(DATA PROVIDED)
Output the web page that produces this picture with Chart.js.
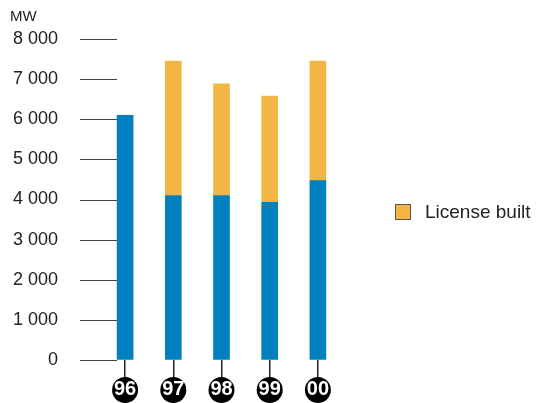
<!DOCTYPE html>
<html>
<head>
<meta charset="utf-8">
<script src="https://cdn.jsdelivr.net/npm/chart.js"></script>
<style>
  body { margin: 0; background: #fff; }
  #wrap { position: relative; width: 548px; height: 403px; overflow: hidden; font-family: "Liberation Sans", Arial, sans-serif; color: #222; }
  #unit { position: absolute; left: 10px; top: 7px; font-size: 15px; }
  #legend { position: absolute; left: 395px; top: 201px; font-size: 19px; line-height: 22px; white-space: nowrap; }
  #legend .box { display: inline-block; width: 14px; height: 14px; background: #F3B543; border: 1px solid #555; vertical-align: -2px; margin-right: 14px; }
</style>
</head>
<body>
<div id="wrap">
  <canvas id="chart" width="548" height="403"></canvas>
  <div id="unit">MW</div>
  <div id="legend"><span class="box"></span>License built</div>
</div>
<script>
// Daten
const years = ['96', '97', '98', '99', '00'];
const ownBuilt = [6100, 4100, 4100, 3930, 4470];
const licenseBuilt = [0, 3350, 2780, 2650, 2980];
const yTicks = [0, 1000, 2000, 3000, 4000, 5000, 6000, 7000, 8000];

const blue = '#0080BF';
const orange = '#F3B543';

// y-Strichmarken (bis an den ersten Balken) und schwarze Kreise unter den Jahreszahlen
const extras = {
  id: 'extras',
  beforeDatasetsDraw(chart) {
    const { ctx, scales: { x, y }, chartArea } = chart;
    ctx.save();
    ctx.strokeStyle = '#444';
    ctx.lineWidth = 1;
    const xStart = chartArea.left - 21;
    const xEnd = x.getPixelForTick(0) - 8;
    y.ticks.forEach((t, i) => {
      const py = Math.round(y.getPixelForTick(i)) + 0.5;
      ctx.beginPath();
      ctx.moveTo(xStart, py);
      ctx.lineTo(xEnd, py);
      ctx.stroke();
    });
    // Kreise
    ctx.fillStyle = '#000';
    x.ticks.forEach((t, i) => {
      const px = x.getPixelForTick(i);
      ctx.beginPath();
      ctx.arc(px, x.top + 30, 13, 0, Math.PI * 2);
      ctx.fill();
    });
    ctx.restore();
  }
};

document.addEventListener('DOMContentLoaded', () => {
  const ctx = document.getElementById('chart').getContext('2d');
  new Chart(ctx, {
    type: 'bar',
    data: {
      labels: years,
      datasets: [
        { label: 'Own built', data: ownBuilt, backgroundColor: blue, barThickness: 16 },
        { label: 'License built', data: licenseBuilt, backgroundColor: orange, barThickness: 16 }
      ]
    },
    options: {
      responsive: false,
      animation: false,
      layout: { padding: { top: 39, left: 10, right: 206, bottom: 3 } },
      plugins: {
        legend: { display: false },
        tooltip: { enabled: false }
      },
      scales: {
        x: {
          stacked: true,
          offset: true,
          border: { display: false },
          grid: { offset: false, drawOnChartArea: false, tickLength: 18, color: '#222', lineWidth: 1.5 },
          ticks: {
            z: 1,
            color: '#fff',
            padding: 1,
            font: { family: 'Liberation Sans', size: 20, weight: 'bold', lineHeight: 1 }
          }
        },
        y: {
          stacked: true,
          min: 0,
          max: 8000,
          afterBuildTicks: (scale) => { scale.ticks = yTicks.map(v => ({ value: v })); },
          afterFit: (scale) => { scale.width = 91; },
          border: { display: false },
          // Strichlänge bleibt für den Abstand, die Linien zeichnet das Plugin
          grid: { drawOnChartArea: false, tickLength: 21, color: 'rgba(0,0,0,0)' },
          ticks: {
            padding: 22,
            color: '#222',
            font: { family: 'Liberation Sans', size: 18 },
            callback: (v) => String(v).replace(/\B(?=(\d{3})+(?!\d))/g, ' ')
          }
        }
      }
    },
    plugins: [extras]
  });
});
</script>
</body>
</html>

(EXERCISE OBJECTIVE) Reproduce the data word for word, excluding its pictures.

(SOLUTION TO THE PROBLEM)
Output the web page that produces this picture with Chart.js.
<!DOCTYPE html>
<html>
<head>
<meta charset="utf-8">
<script src="https://cdn.jsdelivr.net/npm/chart.js"></script>
<style>
  body { margin: 0; background: #fff; }
  #wrap { position: relative; width: 548px; height: 403px; overflow: hidden; font-family: "Liberation Sans", Arial, sans-serif; color: #222; }
  #unit { position: absolute; left: 10px; top: 7px; font-size: 15px; }
  #legend { position: absolute; left: 395px; top: 201px; font-size: 19px; line-height: 22px; white-space: nowrap; }
  #legend .box { display: inline-block; width: 14px; height: 14px; background: #F3B543; border: 1px solid #555; vertical-align: -2px; margin-right: 14px; }
</style>
</head>
<body>
<div id="wrap">
  <canvas id="chart" width="548" height="403"></canvas>
  <div id="unit">MW</div>
  <div id="legend"><span class="box"></span>License built</div>
</div>
<script>
// Daten
const years = ['96', '97', '98', '99', '00'];
const ownBuilt = [6100, 4100, 4100, 3930, 4470];
const licenseBuilt = [0, 3350, 2780, 2650, 2980];
const yTicks = [0, 1000, 2000, 3000, 4000, 5000, 6000, 7000, 8000];

const blue = '#0080BF';
const orange = '#F3B543';

// y-Strichmarken (bis an den ersten Balken) und schwarze Kreise unter den Jahreszahlen
const extras = {
  id: 'extras',
  beforeDatasetsDraw(chart) {
    const { ctx, scales: { x, y }, chartArea } = chart;
    ctx.save();
    ctx.strokeStyle = '#444';
    ctx.lineWidth = 1;
    const xStart = chartArea.left - 21;
    const xEnd = x.getPixelForTick(0) - 8;
    y.ticks.forEach((t, i) => {
      const py = Math.round(y.getPixelForTick(i)) + 0.5;
      ctx.beginPath();
      ctx.moveTo(xStart, py);
      ctx.lineTo(xEnd, py);
      ctx.stroke();
    });
    // Kreise
    ctx.fillStyle = '#000';
    x.ticks.forEach((t, i) => {
      const px = x.getPixelForTick(i);
      ctx.beginPath();
      ctx.arc(px, x.top + 30, 13, 0, Math.PI * 2);
      ctx.fill();
    });
    ctx.restore();
  }
};

document.addEventListener('DOMContentLoaded', () => {
  const ctx = document.getElementById('chart').getContext('2d');
  new Chart(ctx, {
    type: 'bar',
    data: {
      labels: years,
      datasets: [
        { label: 'Own built', data: ownBuilt, backgroundColor: blue, barThickness: 16 },
        { label: 'License built', data: licenseBuilt, backgroundColor: orange, barThickness: 16 }
      ]
    },
    options: {
      responsive: false,
      animation: false,
      layout: { padding: { top: 39, left: 10, right: 206, bottom: 3 } },
      plugins: {
        legend: { display: false },
        tooltip: { enabled: false }
      },
      scales: {
        x: {
          stacked: true,
          offset: true,
          border: { display: false },
          grid: { offset: false, drawOnChartArea: false, tickLength: 18, color: '#222', lineWidth: 1.5 },
          ticks: {
            z: 1,
            color: '#fff',
            padding: 1,
            font: { family: 'Liberation Sans', size: 20, weight: 'bold', lineHeight: 1 }
          }
        },
        y: {
          stacked: true,
          min: 0,
          max: 8000,
          afterBuildTicks: (scale) => { scale.ticks = yTicks.map(v => ({ value: v })); },
          afterFit: (scale) => { scale.width = 91; },
          border: { display: false },
          // Strichlänge bleibt für den Abstand, die Linien zeichnet das Plugin
          grid: { drawOnChartArea: false, tickLength: 21, color: 'rgba(0,0,0,0)' },
          ticks: {
            padding: 22,
            color: '#222',
            font: { family: 'Liberation Sans', size: 18 },
            callback: (v) => String(v).replace(/\B(?=(\d{3})+(?!\d))/g, ' ')
          }
        }
      }
    },
    plugins: [extras]
  });
});
</script>
</body>
</html>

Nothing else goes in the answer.